Exercise input

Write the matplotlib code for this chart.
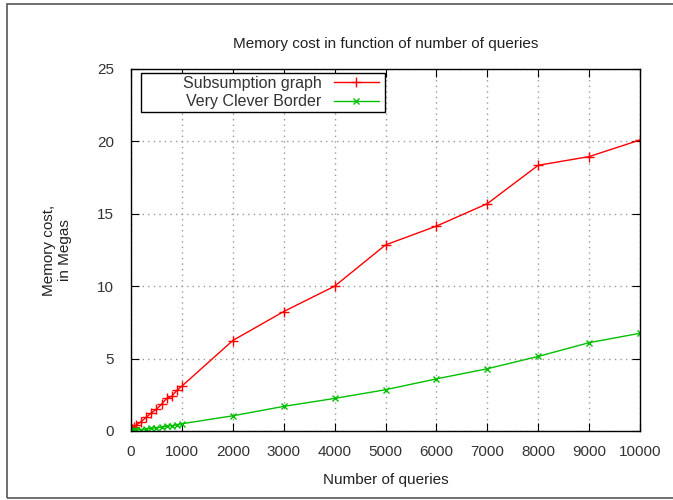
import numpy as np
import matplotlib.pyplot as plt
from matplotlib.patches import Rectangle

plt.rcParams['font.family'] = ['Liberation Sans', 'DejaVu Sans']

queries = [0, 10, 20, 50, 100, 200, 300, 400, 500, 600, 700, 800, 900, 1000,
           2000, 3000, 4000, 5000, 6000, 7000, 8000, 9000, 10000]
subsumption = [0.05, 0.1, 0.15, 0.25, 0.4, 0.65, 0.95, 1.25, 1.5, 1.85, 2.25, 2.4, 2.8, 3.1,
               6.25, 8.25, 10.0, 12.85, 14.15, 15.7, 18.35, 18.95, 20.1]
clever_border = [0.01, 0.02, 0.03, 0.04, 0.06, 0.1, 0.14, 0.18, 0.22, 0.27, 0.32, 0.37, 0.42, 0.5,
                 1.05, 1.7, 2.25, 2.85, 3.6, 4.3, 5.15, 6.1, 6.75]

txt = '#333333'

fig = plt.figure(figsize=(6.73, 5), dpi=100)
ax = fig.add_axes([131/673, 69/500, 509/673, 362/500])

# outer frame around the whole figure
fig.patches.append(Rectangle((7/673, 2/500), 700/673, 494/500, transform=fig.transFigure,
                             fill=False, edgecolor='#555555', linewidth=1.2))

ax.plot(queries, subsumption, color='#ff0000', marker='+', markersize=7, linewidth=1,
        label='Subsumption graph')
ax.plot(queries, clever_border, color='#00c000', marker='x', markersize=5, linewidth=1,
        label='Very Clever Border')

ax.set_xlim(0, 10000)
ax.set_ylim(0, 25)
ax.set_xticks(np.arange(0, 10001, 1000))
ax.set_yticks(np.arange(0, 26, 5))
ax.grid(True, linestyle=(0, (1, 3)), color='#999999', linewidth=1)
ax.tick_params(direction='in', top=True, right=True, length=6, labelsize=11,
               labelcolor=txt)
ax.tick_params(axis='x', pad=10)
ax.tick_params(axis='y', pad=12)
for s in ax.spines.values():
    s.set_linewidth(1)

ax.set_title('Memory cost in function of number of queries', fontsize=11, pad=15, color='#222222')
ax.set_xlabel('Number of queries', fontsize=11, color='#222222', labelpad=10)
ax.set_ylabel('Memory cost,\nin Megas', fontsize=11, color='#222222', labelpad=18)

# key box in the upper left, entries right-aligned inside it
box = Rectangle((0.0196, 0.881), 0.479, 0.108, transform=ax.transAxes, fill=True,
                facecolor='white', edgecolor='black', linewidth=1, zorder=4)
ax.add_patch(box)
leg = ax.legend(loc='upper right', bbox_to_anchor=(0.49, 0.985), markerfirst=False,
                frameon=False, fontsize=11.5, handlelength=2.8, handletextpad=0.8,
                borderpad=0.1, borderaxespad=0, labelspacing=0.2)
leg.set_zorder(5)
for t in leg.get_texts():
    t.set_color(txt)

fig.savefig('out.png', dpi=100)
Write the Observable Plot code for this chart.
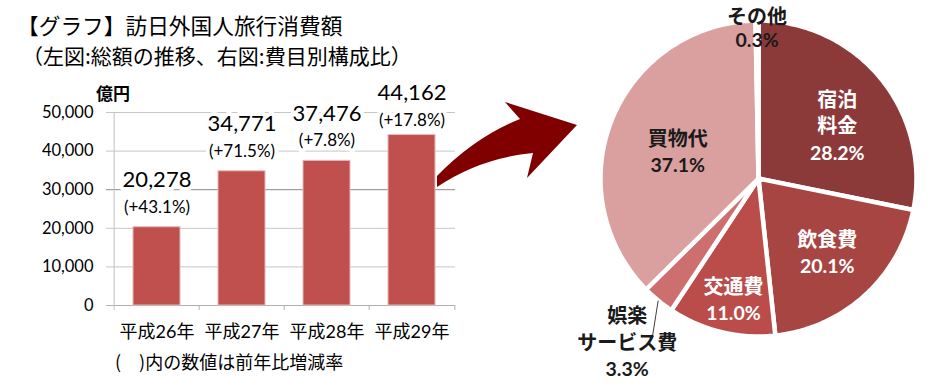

What to produce
Make an exact copy of the data, leaving its pictures out.

Answer in full
Write the matplotlib code for this chart.
import numpy as np
import matplotlib.pyplot as plt
from matplotlib.patches import Rectangle

plt.rcParams['font.family'] = ['Liberation Sans', 'DejaVu Sans']

queries = [0, 10, 20, 50, 100, 200, 300, 400, 500, 600, 700, 800, 900, 1000,
           2000, 3000, 4000, 5000, 6000, 7000, 8000, 9000, 10000]
subsumption = [0.05, 0.1, 0.15, 0.25, 0.4, 0.65, 0.95, 1.25, 1.5, 1.85, 2.25, 2.4, 2.8, 3.1,
               6.25, 8.25, 10.0, 12.85, 14.15, 15.7, 18.35, 18.95, 20.1]
clever_border = [0.01, 0.02, 0.03, 0.04, 0.06, 0.1, 0.14, 0.18, 0.22, 0.27, 0.32, 0.37, 0.42, 0.5,
                 1.05, 1.7, 2.25, 2.85, 3.6, 4.3, 5.15, 6.1, 6.75]

txt = '#333333'

fig = plt.figure(figsize=(6.73, 5), dpi=100)
ax = fig.add_axes([131/673, 69/500, 509/673, 362/500])

# outer frame around the whole figure
fig.patches.append(Rectangle((7/673, 2/500), 700/673, 494/500, transform=fig.transFigure,
                             fill=False, edgecolor='#555555', linewidth=1.2))

ax.plot(queries, subsumption, color='#ff0000', marker='+', markersize=7, linewidth=1,
        label='Subsumption graph')
ax.plot(queries, clever_border, color='#00c000', marker='x', markersize=5, linewidth=1,
        label='Very Clever Border')

ax.set_xlim(0, 10000)
ax.set_ylim(0, 25)
ax.set_xticks(np.arange(0, 10001, 1000))
ax.set_yticks(np.arange(0, 26, 5))
ax.grid(True, linestyle=(0, (1, 3)), color='#999999', linewidth=1)
ax.tick_params(direction='in', top=True, right=True, length=6, labelsize=11,
               labelcolor=txt)
ax.tick_params(axis='x', pad=10)
ax.tick_params(axis='y', pad=12)
for s in ax.spines.values():
    s.set_linewidth(1)

ax.set_title('Memory cost in function of number of queries', fontsize=11, pad=15, color='#222222')
ax.set_xlabel('Number of queries', fontsize=11, color='#222222', labelpad=10)
ax.set_ylabel('Memory cost,\nin Megas', fontsize=11, color='#222222', labelpad=18)

# key box in the upper left, entries right-aligned inside it
box = Rectangle((0.0196, 0.881), 0.479, 0.108, transform=ax.transAxes, fill=True,
                facecolor='white', edgecolor='black', linewidth=1, zorder=4)
ax.add_patch(box)
leg = ax.legend(loc='upper right', bbox_to_anchor=(0.49, 0.985), markerfirst=False,
                frameon=False, fontsize=11.5, handlelength=2.8, handletextpad=0.8,
                borderpad=0.1, borderaxespad=0, labelspacing=0.2)
leg.set_zorder(5)
for t in leg.get_texts():
    t.set_color(txt)

fig.savefig('out.png', dpi=100)
Write the Observable Plot code for this chart.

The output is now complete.